실행 환경

맥북(M1 Pro) 기반으로 실습 테스트

패키지 설치

# 가상환경 생성
python -m venv venv
source venv/bin/activate

# 패키지 설치
pip install torch torchvision torchaudio --index-url https://download.pytorch.org/whl/cpu
pip install transformers pillow

사용 가능 디바이스 확인

Apple Silicon 환경에서는 mps 디바이스 사용 가능

import torch

if torch.backends.mps.is_available():
    device = torch.device("mps")   # Apple GPU
elif torch.cuda.is_available():
    device = torch.device("cuda")
else:
    device = torch.device("cpu")

print("Using device:", device)

ViT 기반 모델

Hugging Face의 google/vit-base-patch16-224는 ImageNet으로 사전학습된 표준 ViT로, 맥북에서도 작은 배치로 실행 가능한 모델임. 만약 더 가벼운 모델이 필요할 경우에는 google/vit-small-patch16-224나 Distilled ViT 계열도 선택 가능함

main.py

아래는 input.jpg 파일을 읽어서 어떤 그림인지 키워드를 리턴해주는 코드

import torch
from PIL import Image
from transformers import AutoImageProcessor, ViTForImageClassification

# 1) 디바이스 선택 (위에서 설명한 로직 재사용 가능)
if torch.backends.mps.is_available():
    device = torch.device("mps")
elif torch.cuda.is_available():
    device = torch.device("cuda")
else:
    device = torch.device("cpu")
print("Using device:", device)

# 2) 모델 이름 선택 (맥북에서도 무난한 베이스 모델)
model_name = "google/vit-base-patch16-224"

# 3) 이미지 전처리기와 모델 로드
image_processor = AutoImageProcessor.from_pretrained(model_name)
model = ViTForImageClassification.from_pretrained(model_name).to(device)
model.eval()

# 4) 이미지 로드 (input.jpg 경로에 이미지 준비)
image_path = "input.jpg"
image = Image.open(image_path).convert("RGB")

# 5) 전처리 및 텐서 변환
inputs = image_processor(image, return_tensors="pt")
inputs = {k: v.to(device) for k, v in inputs.items()}

# 6) 추론
with torch.no_grad():
    outputs = model(**inputs)
    logits = outputs.logits
    probs = logits.softmax(dim=-1)
    top_prob, top_idx = probs.max(dim=-1)

# 7) 결과 해석
predicted_label_idx = top_idx.item()
predicted_prob = top_prob.item()
predicted_label_name = model.config.id2label[predicted_label_idx]

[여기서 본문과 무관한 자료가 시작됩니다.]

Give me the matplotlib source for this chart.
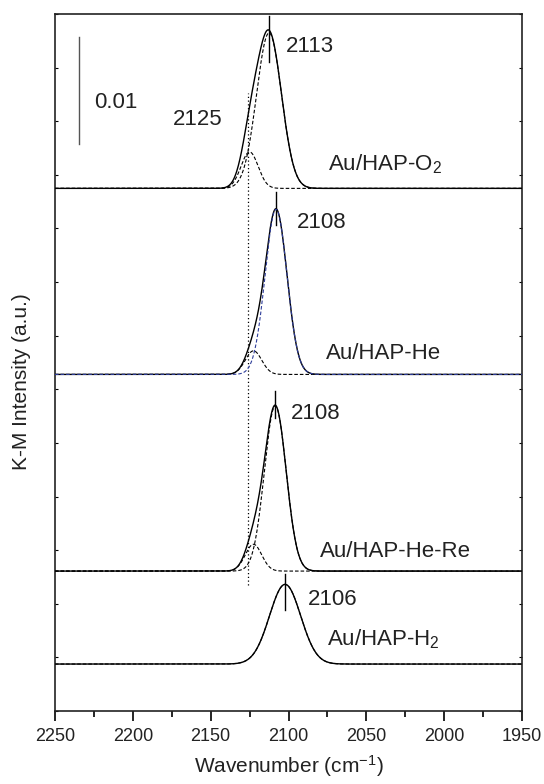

print(f"Predicted class: {predicted_label_name} (p={predicted_prob:.4f})")

실행 결과

Using device: mps
Fast image processor class <class 'transformers.models.vit.image_processing_vit_fast.ViTImageProcessorFast'> is available for this model. Using slow image processor class. To use the fast image processor class set `use_fast=True`.
Predicted class: banana (p=0.9748)